My New Addiction
1 Corinthians 9:25-27 Every athlete exercises self-control in all things. They do it to receive a perishable wreath, but we an imperishable…. I discipline my body and keep it under control, lest after preaching to others I myself should be disqualified.
Previously, I have mentioned that I can be a bit obsessive in some pursuits. Though I may be lackadaisical in much of my life, when I finally decide to do something, I overdo it. My addictions have taught me that I am capable of profound commitment. With drugs, I pursued a high above all else, so I know that I have the capacity for radical devotion.

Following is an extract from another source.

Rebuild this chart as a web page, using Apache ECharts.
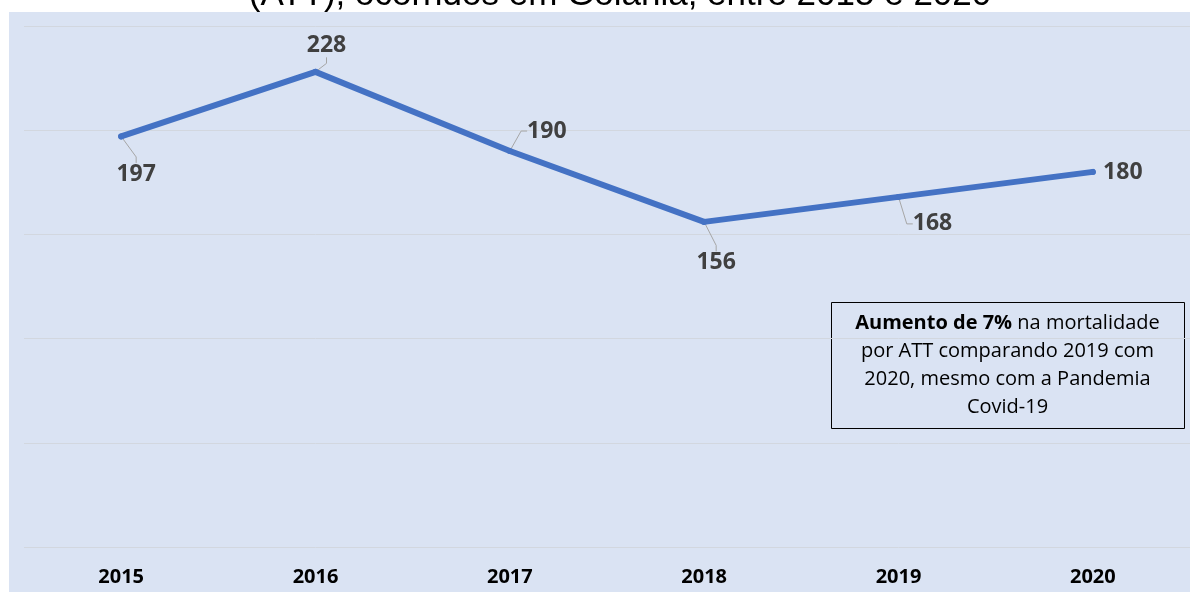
<!DOCTYPE html>
<html>
<head>
<meta charset="utf-8">
<script src="https://cdn.jsdelivr.net/npm/echarts@6/dist/echarts.min.js"></script>
<style>
  html, body { margin: 0; padding: 0; background: #fff; }
  #chart { width: 1190px; height: 592px; }
</style>
</head>
<body>
<div id="chart"></div>
<script>
const years = ['2015', '2016', '2017', '2018', '2019', '2020']
const deaths = [197, 228, 190, 156, 168, 180]
// label offsets from each point (dx, dy), as in the original slide
const labelShift = [[15, 38], [11, -26], [37, -20], [12, 41], [34, 27], [30, 1]]
const showLeader = [true, true, true, true, true, false]
const titleText = '(ATT), ocorridos em Goiânia, entre 2015 e 2020'
const noteLines = [
  '{b|Aumento de 7%} na mortalidade',
  'por ATT comparando 2019 com',
  '2020, mesmo com a Pandemia',
  'Covid-19'
]

const font = '"Open Sans", "Noto Sans", sans-serif'
const chart = echarts.init(document.getElementById('chart'))

const seriesData = deaths.map((v, i) => ({
  value: v,
  labelLine: { show: showLeader[i] }
}))

chart.setOption({
  animation: false,
  backgroundColor: '#ffffff',
  graphic: [
    {
      type: 'rect',
      left: 9,
      top: 12,
      z: -10,
      silent: true,
      shape: { width: 1181, height: 580 },
      style: { fill: '#dae3f3' }
    },
    {
      type: 'text',
      x: 620,
      y: 13,
      z: 10,
      style: {
        text: titleText,
        font: '35px "Liberation Sans", Arial, sans-serif',
        fill: '#000',
        align: 'center',
        verticalAlign: 'bottom'
      }
    },
    {
      type: 'group',
      left: 831,
      top: 302,
      z: 10,
      children: [
        {
          type: 'rect',
          shape: { x: 0, y: 0, width: 353, height: 126 },
          style: { fill: 'transparent', stroke: '#000', lineWidth: 1 }
        },
        {
          type: 'text',
          x: 176,
          y: 63,
          style: {
            text: noteLines.join('\n'),
            align: 'center',
            verticalAlign: 'middle',
            fontFamily: font,
            fontSize: 20,
            lineHeight: 28,
            fill: '#000',
            rich: {
              b: { fontWeight: 'bold', fontFamily: font, fontSize: 20, lineHeight: 28, fill: '#000' }
            }
          }
        }
      ]
    }
  ],
  grid: {
    left: 24,
    right: 0,
    top: 26,
    bottom: 45
  },
  xAxis: {
    type: 'category',
    data: years,
    boundaryGap: true,
    axisLine: { show: false },
    axisTick: { show: false },
    axisLabel: {
      color: '#000',
      fontFamily: font,
      fontWeight: 'bold',
      fontSize: 20,
      margin: 20
    }
  },
  yAxis: {
    type: 'value',
    min: 0,
    max: 250,
    interval: 50,
    axisLabel: { show: false },
    axisLine: { show: false },
    axisTick: { show: false },
    splitLine: {
      lineStyle: { color: '#d2d7df', width: 1 }
    }
  },
  series: [
    {
      type: 'line',
      data: seriesData,
      symbol: 'circle',
      symbolSize: 6,
      showSymbol: true,
      itemStyle: { color: '#4472c4' },
      lineStyle: { color: '#4472c4', width: 6, cap: 'round', join: 'round' },
      label: {
        show: true,
        position: 'inside',
        formatter: '{c}',
        color: '#404040',
        fontFamily: font,
        fontWeight: 'bold',
        fontSize: 23
      },
      labelLine: {
        show: true,
        length2: 6,
        lineStyle: { color: '#a6a6a6', width: 1 }
      },
      labelLayout: params => {
        const s = labelShift[params.dataIndex]
        return { dx: s[0], dy: s[1] }
      }
    }
  ]
})
</script>
</body>
</html>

Paul spoke of my radical devotion, not discouraging it, but rather, insisting that I point it in the right direction. In today’s passage, He referred to the Isthmian Games, part of the Olympic Games cycle, which his audience knew well. He said that just as the athletes competing in those games committed to radical discipline, he too disciplined his body to obey God.
As athletes commit to a rigid training routine, so I too must commit to radical discipline of my flesh nature. Like an athlete, I must choose to control the will of my body so that it does not control me. I am to discpline my flesh life so that I may pursue my spirit life.
I have two wills. Just as I have two natures (spirit and flesh), I have two desires, which are often at war with each other. I have long-term, healthy desires. I want God, faith, love obedience, and discipline. In my spirit life, I desire things that are good for me, even though they require discipline, work and patience to get them.
Contrast this to the will of my flesh nature which just really wants a donut right now. This other will has a constant craving for pleasure. It wants food, sex and drugs and it wants them immediately. My flesh nature does not care about consequences, it cares about instant gratification. No matter what destruction may follow, my appetite demands satisfaction.
Paul said we are to discipline this flesh life so as not to be ruled by it. Though many of us live our lives in subjugation to our own appetites, we do not have to live this way. Just as the athlete makes a radical commitment to a life that is pointed at a race, we too, are free to make a radical commitment to choose a life pointed at God.
My obsessive personality once pursued drugs above family, faith and career. Though I am no longer pursuing drugs, I still must point myself at something. The energies of my life are always going to be directed somewhere.
I now spend a fair amount of time exercising. It is a healthy pursuit, which I very much enjoy. Paul asked though, if I run aimlessly. Am I disciplining my body just for the sake of the mirror? Even physical fitness can be an unhealthy obsession if that is my only goal. Paul insisted that I control the desires of my body so that I may use my energies to pursue God above all.
How much time do I spend in the gym each week? How does that compare with my time spent with God? Paul insisted that just as I was once addicted to the flesh, I am now to pour all that energy into my relationship with God. God is to be my new addiction.